Directed by Jaume Balagueró [Other horror films: Darkness (2002), Frágiles (2005), Películas para no dormir: Para entrar a vivir (2006), [Rec] (2007), [Rec]² (2009), Mientras duermes (2011), [REC] 4: Apocalipsis (2014), Muse (2017)]
Known as The Nameless to American audiences, this independent Spanish flick seems to be going for the bleak feel of movies like Se7en, which came out just four years prior. Unfortunately, while it succeeds in that endeavor, I don’t think I got much more out of this one.
In itself, the plot is pretty interesting, working itself like a solid mystery movie with occasionally rather gory scenes. I enjoyed the inclusion of the cult, but I don’t think they were particularly explained as well as they could have been, which is where a lot of my problems with this come from.
The main cast, being just two people, work decently well together. Emma Vilarasau acts way too hysterically at times, but given what her character’s going through, that could probably be excused. Karra Elejalde (who, in 2007, starred in the somewhat fun Los cronocrimenes, or Timecrimes) did well here as a retired detective, and I think he stood out because of his mostly unassuming look. Though he had just a single scene, Carlos Lasarte (who appeared later in the [Rec] films) was rather creepy, and gave off a Tim Curry vibe. No one else really stood out in one way or the other.
Parts of the plot didn’t work for me, mostly revolving around the aforementioned cult. I liked the ending, but it was pretty obvious from the get-go that this movie wouldn’t end in sunshine and daisies. Aspects of why the cult went after children, though, didn’t really seem to have a good explanation. Part of this may be the fact that the version of this movie I own on DVD is dubbed, and dubbed horribly.
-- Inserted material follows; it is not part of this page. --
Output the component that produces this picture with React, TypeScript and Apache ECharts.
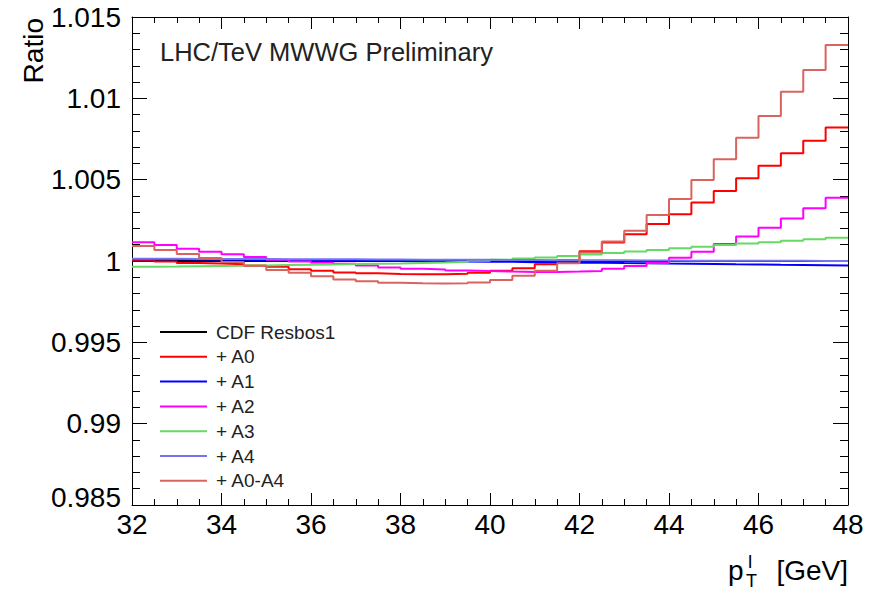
import React, { useEffect, useRef } from "react";
import * as echarts from "echarts";

const FONT = "'Liberation Sans', Arial, Helvetica, sans-serif";

// bin edges in p_T^l [GeV]
const binEdges = [
  32, 32.5, 33, 33.5, 34, 34.5, 35, 35.5, 36, 36.5, 37, 37.5, 38, 38.5, 39, 39.5,
  40, 40.5, 41, 41.5, 42, 42.5, 43, 43.5, 44, 44.5, 45, 45.5, 46, 46.5, 47, 47.5, 48,
];

const seriesNames = ["CDF Resbos1", "+ A0", "+ A1", "+ A2", "+ A3", "+ A4", "+ A0-A4"];
const seriesColors = ["#000000", "#ff0000", "#0000ff", "#ff00ff", "#66d966", "#7474ee", "#d9645f"];

const cdfResbos1 = [
  1, 1, 1, 1, 1, 1, 1, 1, 1, 1, 1, 1, 1, 1, 1, 1,
  1, 1, 1, 1, 1, 1, 1, 1, 1, 1, 1, 1, 1, 1, 1, 1,
];
const plusA0 = [
  1.00003, 0.99997, 0.99988, 0.99984, 0.9998, 0.99973, 0.99964, 0.99949,
  0.9994, 0.9993, 0.99924, 0.9992, 0.99918, 0.99918, 0.99922, 0.99928,
  0.9994, 0.99955, 0.9998, 1.00005, 1.0006, 1.00113, 1.00164, 1.00228,
  1.00287, 1.00359, 1.0043, 1.00508, 1.00586, 1.00662, 1.0074, 1.0082,
];
const plusA1 = [
  1.0001, 1.0001, 1.00009, 1.00008, 1.00007, 1.00006, 1.00005, 1.00004,
  1.00003, 1.00002, 1.00001, 1.0, 0.99999, 0.99998, 0.99997, 0.99996,
  0.99995, 0.99993, 0.99992, 0.9999, 0.99989, 0.99987, 0.99986, 0.99984,
  0.99983, 0.99982, 0.9998, 0.99979, 0.99977, 0.99976, 0.99974, 0.99972,
];
const plusA2 = [
  1.00116, 1.00098, 1.00075, 1.00057, 1.00042, 1.00025, 1.00008, 0.99997,
  0.9999, 0.99983, 0.99972, 0.9996, 0.99952, 0.99948, 0.99942, 0.99938,
  0.99935, 0.99933, 0.99933, 0.99935, 0.99938, 0.99952, 0.9997, 0.99988,
  1.0002, 1.00057, 1.00105, 1.0015, 1.00205, 1.00262, 1.00324, 1.00389,
];
const plusA3 = [
  0.99965, 0.99966, 0.99968, 0.9997, 0.99971, 0.99973, 0.99975, 0.99977,
  0.99979, 0.99981, 0.99983, 0.99985, 0.99988, 0.99991, 0.99995, 1.00001,
  1.00008, 1.00015, 1.00022, 1.0003, 1.0004, 1.00049, 1.00058, 1.00068,
  1.00078, 1.00088, 1.00098, 1.00107, 1.00116, 1.00125, 1.00134, 1.00143,
];
const plusA4 = [
  1.00014, 1.00014, 1.00013, 1.00013, 1.00012, 1.00012, 1.00011, 1.00011,
  1.0001, 1.0001, 1.00009, 1.00009, 1.00008, 1.00008, 1.00007, 1.00007,
  1.00006, 1.00006, 1.00005, 1.00005, 1.00004, 1.00004, 1.00003, 1.00003,
  1.00002, 1.00002, 1.00002, 1.00001, 1.00001, 1.00001, 1.0, 1.0,
];
const plusA0A4 = [
  1.00092, 1.00068, 1.00043, 1.00018, 0.99994, 0.9997, 0.99944, 0.99928,
  0.99906, 0.99887, 0.99875, 0.99867, 0.99863, 0.99862, 0.99863, 0.99868,
  0.99883, 0.9991, 0.9994, 0.99986, 1.00052, 1.0012, 1.00186, 1.00283,
  1.00381, 1.00498, 1.00625, 1.00758, 1.00891, 1.01041, 1.01174, 1.01328,
];

const allValues = [cdfResbos1, plusA0, plusA1, plusA2, plusA3, plusA4, plusA0A4];

const xTicks = { min: 32, max: 48, interval: 2 };
const yTicks = { min: 0.985, max: 1.015, interval: 0.005 };

function histData(vals: number[]) {
  const pts: [number, number][] = vals.map((v, i) => [binEdges[i], v]);
  pts.push([binEdges[binEdges.length - 1], vals[vals.length - 1]]);
  return pts;
}

export default function App() {
  const ref = useRef<HTMLDivElement>(null);
  useEffect(() => {
    if (!ref.current) return;
    const chart = echarts.init(ref.current, undefined, { renderer: "svg" });
    const axisLine = { show: true, onZero: false, lineStyle: { color: "#000", width: 1 } };
    const xAxisBase = {
      type: "value",
      min: xTicks.min,
      max: xTicks.max,
      interval: xTicks.interval,
      axisLine,
      axisTick: { show: true, inside: true, length: 12, lineStyle: { color: "#000" } },
      minorTick: { show: true, splitNumber: 4, length: 6, lineStyle: { color: "#000" } },
      splitLine: { show: false },
      minorSplitLine: { show: false },
    };
    const yAxisBase = {
      type: "value",
      min: yTicks.min,
      max: yTicks.max,
      interval: yTicks.interval,
      axisLine,
      axisTick: { show: true, inside: true, length: 15, lineStyle: { color: "#000" } },
      minorTick: { show: true, splitNumber: 5, length: 8, lineStyle: { color: "#000" } },
      splitLine: { show: false },
      minorSplitLine: { show: false },
    };
    const option: any = {
      animation: false,
      backgroundColor: "#ffffff",
      grid: { left: 132, top: 17, right: 26, bottom: 88, containLabel: false },
      xAxis: [
        {
          ...xAxisBase,
          position: "bottom",
          axisLabel: { show: true, fontSize: 28, color: "#000", fontFamily: FONT, margin: 5 },
        },
        { ...xAxisBase, position: "top", axisLabel: { show: false } },
      ],
      yAxis: [
        {
          ...yAxisBase,
          position: "left",
          axisLabel: {
            show: true,
            fontSize: 28,
            color: "#000",
            fontFamily: FONT,
            margin: 11,
            formatter: (v: number) => {
              const s = String(parseFloat(v.toFixed(3)));
              return Math.abs(v - yTicks.min) < 1e-9 ? "{low|" + s + "}" : s;
            },
            rich: { low: { fontSize: 28, fontFamily: FONT, color: "#000", padding: [0, 0, 16, 0] } },
          },
        },
        { ...yAxisBase, position: "right", axisLabel: { show: false } },
      ],
      legend: {
        orient: "vertical",
        left: 160,
        top: 322,
        itemWidth: 47,
        itemHeight: 2,
        itemGap: 4.8,
        icon: "rect",
        padding: 0,
        textStyle: { fontSize: 19, color: "#222", fontFamily: FONT, lineHeight: 20, padding: [0, 0, 0, 4] },
        data: seriesNames,
      },
      graphic: [
        {
          type: "text",
          x: 160,
          y: 52,
          style: {
            text: "LHC/TeV MWWG Preliminary",
            fontSize: 25.5,
            fontFamily: FONT,
            fill: "#222",
            align: "left",
            verticalAlign: "middle",
          },
        },
        {
          type: "text",
          x: 33,
          y: 18,
          rotation: Math.PI / 2,
          style: {
            text: "Ratio",
            fontSize: 28,
            fontFamily: FONT,
            fill: "#000",
            align: "right",
            verticalAlign: "middle",
          },
        },
        {
          type: "text",
          x: 728,
          y: 570,
          style: { text: "p", fontSize: 28, fontFamily: FONT, fill: "#000", align: "left", verticalAlign: "middle" },
        },
        {
          type: "text",
          x: 748,
          y: 561,
          style: { text: "l", fontSize: 19, fontFamily: FONT, fill: "#000", align: "left", verticalAlign: "middle" },
        },
        {
          type: "text",
          x: 746,
          y: 581,
          style: { text: "T", fontSize: 18, fontFamily: FONT, fill: "#000", align: "left", verticalAlign: "middle" },
        },
        {
          type: "text",
          x: 848,
          y: 570,
          style: { text: "[GeV]", fontSize: 28, fontFamily: FONT, fill: "#000", align: "right", verticalAlign: "middle" },
        },
      ],
      series: seriesNames.map((name, i) => ({
        name,
        type: "line",
        step: "end",
        xAxisIndex: 0,
        yAxisIndex: 0,
        symbol: "none",
        showSymbol: false,
        color: seriesColors[i],
        lineStyle: { color: seriesColors[i], width: 2 },
        z: 2 + i,
        data: histData(allValues[i]),
      })),
    };
    chart.setOption(option);
    return () => chart.dispose();
  }, []);
  return (
    <div
      ref={ref}
      style={{ position: "fixed", left: 0, top: 0, width: 874, height: 593, background: "#fff" }}
    />
  );
}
I rather dislike dubbed versions of foreign films, and given how badly this one was, it stood out very negatively. That possibly could have obfuscated some of the message that this movie was going for.
Still, Los sin nombre does have an interesting feel to it. Some pretty violent scenes, some involving children, and a good ending despite it’s expected nature. The problem is some parts don’t do it for me. I did happen to like this more this time around than when I first saw it, but I still find it quite a below average film. Director Jaume Balaguero later went on to direct the flawed Darkness, but also some better films, such as [Rec], so at least his later attempts were more solid.
Many people enjoy this movie, some calling it a lesser-known classic. I’ve seen it twice, and I just don’t get it. Portions are pretty good, especially for a movie of this independent a feel, but until I find a subtitled version (and chances are, that might not help as much as I hope), this isn’t a movie I’d care to see a third time.